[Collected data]
☆ ☆ ☆

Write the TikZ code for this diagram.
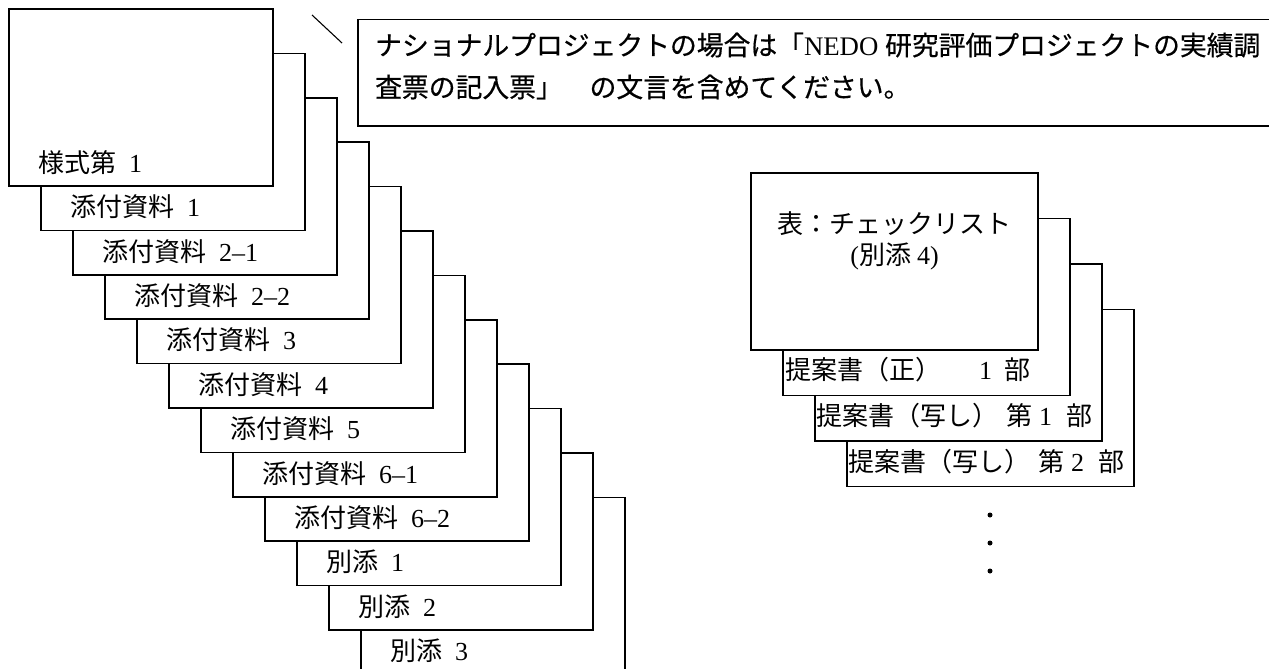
\documentclass[tikz,border=0pt]{standalone}
\usepackage{fontspec}
\setmainfont{Liberation Serif}
\newfontfamily\jp{Noto Sans CJK JP}
\newfontfamily\jpb[FakeBold=0.5]{Noto Sans CJK JP}
\newcommand\jtext[1]{{\jp #1}}
\newcommand\jbold[1]{{\jpb #1}}
\tikzset{
  sheet/.style={draw=black, line width=1.5pt, fill=white, rectangle, inner sep=0pt, outer sep=0pt,
    minimum width=264pt, minimum height=177pt, anchor=north west},
  rsheet/.style={sheet, minimum width=287pt},
  lab/.style={anchor=west, inner sep=0pt, font=\fontsize{26}{30}\selectfont},
  calllab/.style={anchor=west, inner sep=0pt, font=\fontsize{26.8}{30}\selectfont},
  clab/.style={anchor=center, inner sep=0pt, font=\fontsize{26}{30}\selectfont},
  callbox/.style={draw=black, line width=1.5pt, fill=white, rectangle, inner sep=0pt,
    minimum width=1000pt, minimum height=106pt, anchor=north west},
  dotmark/.style={circle, fill=black, inner sep=0pt, minimum size=5pt},
}
\begin{document}
\begin{tikzpicture}[x=1pt,y=-1pt]
\useasboundingbox (0,0) rectangle (1269,669);
\clip (0,0) rectangle (1269,669);
\fill[white] (0,0) rectangle (1269,669);
% left stack
\foreach \i/\t in {
  11/{\jtext{別添}\hspace{13pt}3},
  10/{\jtext{別添}\hspace{13pt}2},
  9/{\jtext{別添}\hspace{13pt}1},
  8/{\jtext{添付資料}\hspace{13pt}6–2},
  7/{\jtext{添付資料}\hspace{13pt}6–1},
  6/{\jtext{添付資料}\hspace{13pt}5},
  5/{\jtext{添付資料}\hspace{13pt}4},
  4/{\jtext{添付資料}\hspace{13pt}3},
  3/{\jtext{添付資料}\hspace{13pt}2–2},
  2/{\jtext{添付資料}\hspace{13pt}2–1},
  1/{\jtext{添付資料}\hspace{13pt}1},
  0/{\jtext{様式第}\hspace{13pt}1}} {
  \pgfmathsetmacro\lx{9+32*\i}
  \pgfmathsetmacro\ty{9+44.4*\i}
  \node[sheet] (s\i) at (\lx,\ty) {};
  \node[lab] (l\i) at ({\lx+29},{\ty+153.5}) {\t};
}
% right stack
\node[rsheet] (r3) at (847,309.5) {};
\node[lab] (rl3) at (848,461.5) {\jtext{提案書（写し）}\hspace{8pt}\jtext{第}\hspace{7pt}2\hspace{14pt}\jtext{部}};
\node[rsheet] (r2) at (815,264) {};
\node[lab] (rl2) at (816,416) {\jtext{提案書（写し）}\hspace{8pt}\jtext{第}\hspace{7pt}1\hspace{14pt}\jtext{部}};
\node[rsheet] (r1) at (783,218.5) {};
\node[lab] (rl1) at (785,369.5) {\jtext{提案書（正）}\hspace{38pt}1\hspace{12pt}\jtext{部}};
\node[rsheet] (r0) at (751,173) {};
\node[clab] (rt1) at (894.5,224) {\jtext{表：チェックリスト}};
\node[clab] (rt2) at (894.5,256) {(\jtext{別添}\hspace{6pt}4)};
% dots
\node[dotmark] (d1) at (990,515) {};
\node[dotmark] (d2) at (990,543) {};
\node[dotmark] (d3) at (990,571) {};
% callout
\node[callbox] (call) at (357,19) {};
\node[calllab] (ct1) at (375,45) {\jbold{ナショナルプロジェクトの場合は「}NEDO \jbold{研究評価プロジェクトの実績調}};
\node[calllab] (ct2) at (375,87) {\jbold{査票の記入票」　の文言を含めてください。}};
\coordinate (q1) at (312,15);
\coordinate (q2) at (342,43);
\draw[line width=1.1pt] (q1) -- (q2);
\end{tikzpicture}
\end{document}
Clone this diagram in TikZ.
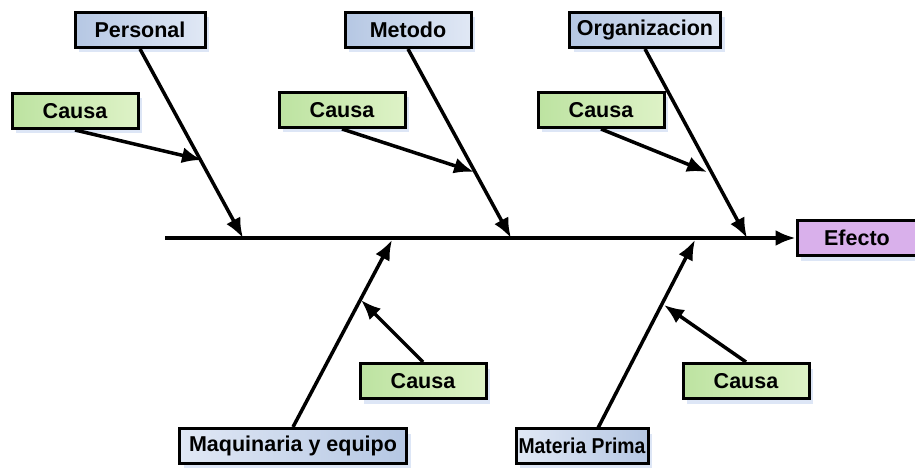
\documentclass[tikz,border=0pt]{standalone}
\usepackage{fontspec}
\setmainfont{Liberation Sans}
\usetikzlibrary{arrows.meta,shadows}

\definecolor{catoscuro}{rgb}{0.71,0.78,0.89}
\definecolor{catclaro}{rgb}{0.88,0.91,0.96}
\definecolor{causaoscuro}{rgb}{0.74,0.89,0.63}
\definecolor{causaclaro}{rgb}{0.87,0.95,0.78}
\definecolor{efecto}{rgb}{0.85,0.69,0.92}
\definecolor{sombra}{rgb}{0.62,0.72,0.90}

\begin{document}
\begin{tikzpicture}[x=1pt,y=-1pt,
    caja/.style={draw=black, line width=3pt, minimum height=35pt, inner sep=0pt,
        font=\fontsize{21.5}{23}\selectfont\bfseries,
        drop shadow={shadow xshift=4pt, shadow yshift=-5pt, fill=sombra, opacity=0.35}},
    categoria/.style={caja, left color=catoscuro, right color=catclaro},
    categoriab/.style={caja, left color=catclaro, right color=catoscuro},
    causa/.style={caja, left color=causaoscuro, right color=causaclaro, minimum width=126pt},
    hueso/.style={line width=3.5pt, -{Latex[length=20pt,width=16pt]}}]
    \useasboundingbox (0,0) rectangle (915,468);

    % espina
    \node[caja, fill=efecto, minimum width=120pt] (efecto) at (857,238) {Efecto};
    \coordinate (cola) at (165,238);
    \draw[hueso] (cola) -- (efecto.west);

    % arriba
    \node[categoria, minimum width=130pt] (personal) at (140,30) {Personal};
    \node[categoria, minimum width=126pt] (metodo) at (408,30) {Metodo};
    \node[categoria, minimum width=151pt] (organizacion) at (645,30) {Organizacion};
    \coordinate (p1) at (243,238);
    \coordinate (p2) at (511,238);
    \coordinate (p3) at (747,238);
    \draw[hueso] (personal.south) -- (p1);
    \draw[hueso] (metodo.south) -- (p2);
    \draw[hueso] (organizacion.south) -- (p3);

    \node[causa] (causa1) at (75,111) {Causa};
    \node[causa] (causa2) at (342,110) {Causa};
    \node[causa] (causa3) at (601,110) {Causa};
    \coordinate (c1) at (202,160);
    \coordinate (c2) at (474,172);
    \coordinate (c3) at (707,172);
    \draw[hueso] (causa1.south) -- (c1);
    \draw[hueso] (causa2.south) -- (c2);
    \draw[hueso] (causa3.south) -- (c3);

    % abajo
    \node[categoriab, minimum width=227pt] (maquinaria) at (293,446) {Maquinaria y equipo};
    \node[categoriab, minimum width=132pt] (materia) at (582,446)
        {\scalebox{0.9}[1]{Materia Prima}};
    \coordinate (m0) at (598,428);
    \coordinate (p4) at (392,240);
    \coordinate (p5) at (695,240);
    \draw[hueso] (maquinaria.north) -- (p4);
    \draw[hueso] (m0) -- (p5);

    \node[causa] (causa4) at (423,381) {Causa};
    \node[causa] (causa5) at (746,381) {Causa};
    \coordinate (c4) at (361,300);
    \coordinate (c5) at (664,305);
    \draw[hueso] (causa4.north) -- (c4);
    \draw[hueso] (causa5.north) -- (c5);
\end{tikzpicture}
\end{document}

☆ ☆ ☆

● TO BE DONE
Without including any pictures, reproduce the listing exactly.

● EXERCISE RESPONSE
Write the TikZ code for this diagram.
\documentclass[tikz,border=0pt]{standalone}
\usepackage{fontspec}
\setmainfont{Liberation Serif}
\newfontfamily\jp{Noto Sans CJK JP}
\newfontfamily\jpb[FakeBold=0.5]{Noto Sans CJK JP}
\newcommand\jtext[1]{{\jp #1}}
\newcommand\jbold[1]{{\jpb #1}}
\tikzset{
  sheet/.style={draw=black, line width=1.5pt, fill=white, rectangle, inner sep=0pt, outer sep=0pt,
    minimum width=264pt, minimum height=177pt, anchor=north west},
  rsheet/.style={sheet, minimum width=287pt},
  lab/.style={anchor=west, inner sep=0pt, font=\fontsize{26}{30}\selectfont},
  calllab/.style={anchor=west, inner sep=0pt, font=\fontsize{26.8}{30}\selectfont},
  clab/.style={anchor=center, inner sep=0pt, font=\fontsize{26}{30}\selectfont},
  callbox/.style={draw=black, line width=1.5pt, fill=white, rectangle, inner sep=0pt,
    minimum width=1000pt, minimum height=106pt, anchor=north west},
  dotmark/.style={circle, fill=black, inner sep=0pt, minimum size=5pt},
}
\begin{document}
\begin{tikzpicture}[x=1pt,y=-1pt]
\useasboundingbox (0,0) rectangle (1269,669);
\clip (0,0) rectangle (1269,669);
\fill[white] (0,0) rectangle (1269,669);
% left stack
\foreach \i/\t in {
  11/{\jtext{別添}\hspace{13pt}3},
  10/{\jtext{別添}\hspace{13pt}2},
  9/{\jtext{別添}\hspace{13pt}1},
  8/{\jtext{添付資料}\hspace{13pt}6–2},
  7/{\jtext{添付資料}\hspace{13pt}6–1},
  6/{\jtext{添付資料}\hspace{13pt}5},
  5/{\jtext{添付資料}\hspace{13pt}4},
  4/{\jtext{添付資料}\hspace{13pt}3},
  3/{\jtext{添付資料}\hspace{13pt}2–2},
  2/{\jtext{添付資料}\hspace{13pt}2–1},
  1/{\jtext{添付資料}\hspace{13pt}1},
  0/{\jtext{様式第}\hspace{13pt}1}} {
  \pgfmathsetmacro\lx{9+32*\i}
  \pgfmathsetmacro\ty{9+44.4*\i}
  \node[sheet] (s\i) at (\lx,\ty) {};
  \node[lab] (l\i) at ({\lx+29},{\ty+153.5}) {\t};
}
% right stack
\node[rsheet] (r3) at (847,309.5) {};
\node[lab] (rl3) at (848,461.5) {\jtext{提案書（写し）}\hspace{8pt}\jtext{第}\hspace{7pt}2\hspace{14pt}\jtext{部}};
\node[rsheet] (r2) at (815,264) {};
\node[lab] (rl2) at (816,416) {\jtext{提案書（写し）}\hspace{8pt}\jtext{第}\hspace{7pt}1\hspace{14pt}\jtext{部}};
\node[rsheet] (r1) at (783,218.5) {};
\node[lab] (rl1) at (785,369.5) {\jtext{提案書（正）}\hspace{38pt}1\hspace{12pt}\jtext{部}};
\node[rsheet] (r0) at (751,173) {};
\node[clab] (rt1) at (894.5,224) {\jtext{表：チェックリスト}};
\node[clab] (rt2) at (894.5,256) {(\jtext{別添}\hspace{6pt}4)};
% dots
\node[dotmark] (d1) at (990,515) {};
\node[dotmark] (d2) at (990,543) {};
\node[dotmark] (d3) at (990,571) {};
% callout
\node[callbox] (call) at (357,19) {};
\node[calllab] (ct1) at (375,45) {\jbold{ナショナルプロジェクトの場合は「}NEDO \jbold{研究評価プロジェクトの実績調}};
\node[calllab] (ct2) at (375,87) {\jbold{査票の記入票」　の文言を含めてください。}};
\coordinate (q1) at (312,15);
\coordinate (q2) at (342,43);
\draw[line width=1.1pt] (q1) -- (q2);
\end{tikzpicture}
\end{document}
Clone this diagram in TikZ.
\documentclass[tikz,border=0pt]{standalone}
\usepackage{fontspec}
\setmainfont{Liberation Sans}
\usetikzlibrary{arrows.meta,shadows}

\definecolor{catoscuro}{rgb}{0.71,0.78,0.89}
\definecolor{catclaro}{rgb}{0.88,0.91,0.96}
\definecolor{causaoscuro}{rgb}{0.74,0.89,0.63}
\definecolor{causaclaro}{rgb}{0.87,0.95,0.78}
\definecolor{efecto}{rgb}{0.85,0.69,0.92}
\definecolor{sombra}{rgb}{0.62,0.72,0.90}

\begin{document}
\begin{tikzpicture}[x=1pt,y=-1pt,
    caja/.style={draw=black, line width=3pt, minimum height=35pt, inner sep=0pt,
        font=\fontsize{21.5}{23}\selectfont\bfseries,
        drop shadow={shadow xshift=4pt, shadow yshift=-5pt, fill=sombra, opacity=0.35}},
    categoria/.style={caja, left color=catoscuro, right color=catclaro},
    categoriab/.style={caja, left color=catclaro, right color=catoscuro},
    causa/.style={caja, left color=causaoscuro, right color=causaclaro, minimum width=126pt},
    hueso/.style={line width=3.5pt, -{Latex[length=20pt,width=16pt]}}]
    \useasboundingbox (0,0) rectangle (915,468);

    % espina
    \node[caja, fill=efecto, minimum width=120pt] (efecto) at (857,238) {Efecto};
    \coordinate (cola) at (165,238);
    \draw[hueso] (cola) -- (efecto.west);

    % arriba
    \node[categoria, minimum width=130pt] (personal) at (140,30) {Personal};
    \node[categoria, minimum width=126pt] (metodo) at (408,30) {Metodo};
    \node[categoria, minimum width=151pt] (organizacion) at (645,30) {Organizacion};
    \coordinate (p1) at (243,238);
    \coordinate (p2) at (511,238);
    \coordinate (p3) at (747,238);
    \draw[hueso] (personal.south) -- (p1);
    \draw[hueso] (metodo.south) -- (p2);
    \draw[hueso] (organizacion.south) -- (p3);

    \node[causa] (causa1) at (75,111) {Causa};
    \node[causa] (causa2) at (342,110) {Causa};
    \node[causa] (causa3) at (601,110) {Causa};
    \coordinate (c1) at (202,160);
    \coordinate (c2) at (474,172);
    \coordinate (c3) at (707,172);
    \draw[hueso] (causa1.south) -- (c1);
    \draw[hueso] (causa2.south) -- (c2);
    \draw[hueso] (causa3.south) -- (c3);

    % abajo
    \node[categoriab, minimum width=227pt] (maquinaria) at (293,446) {Maquinaria y equipo};
    \node[categoriab, minimum width=132pt] (materia) at (582,446)
        {\scalebox{0.9}[1]{Materia Prima}};
    \coordinate (m0) at (598,428);
    \coordinate (p4) at (392,240);
    \coordinate (p5) at (695,240);
    \draw[hueso] (maquinaria.north) -- (p4);
    \draw[hueso] (m0) -- (p5);

    \node[causa] (causa4) at (423,381) {Causa};
    \node[causa] (causa5) at (746,381) {Causa};
    \coordinate (c4) at (361,300);
    \coordinate (c5) at (664,305);
    \draw[hueso] (causa4.north) -- (c4);
    \draw[hueso] (causa5.north) -- (c5);
\end{tikzpicture}
\end{document}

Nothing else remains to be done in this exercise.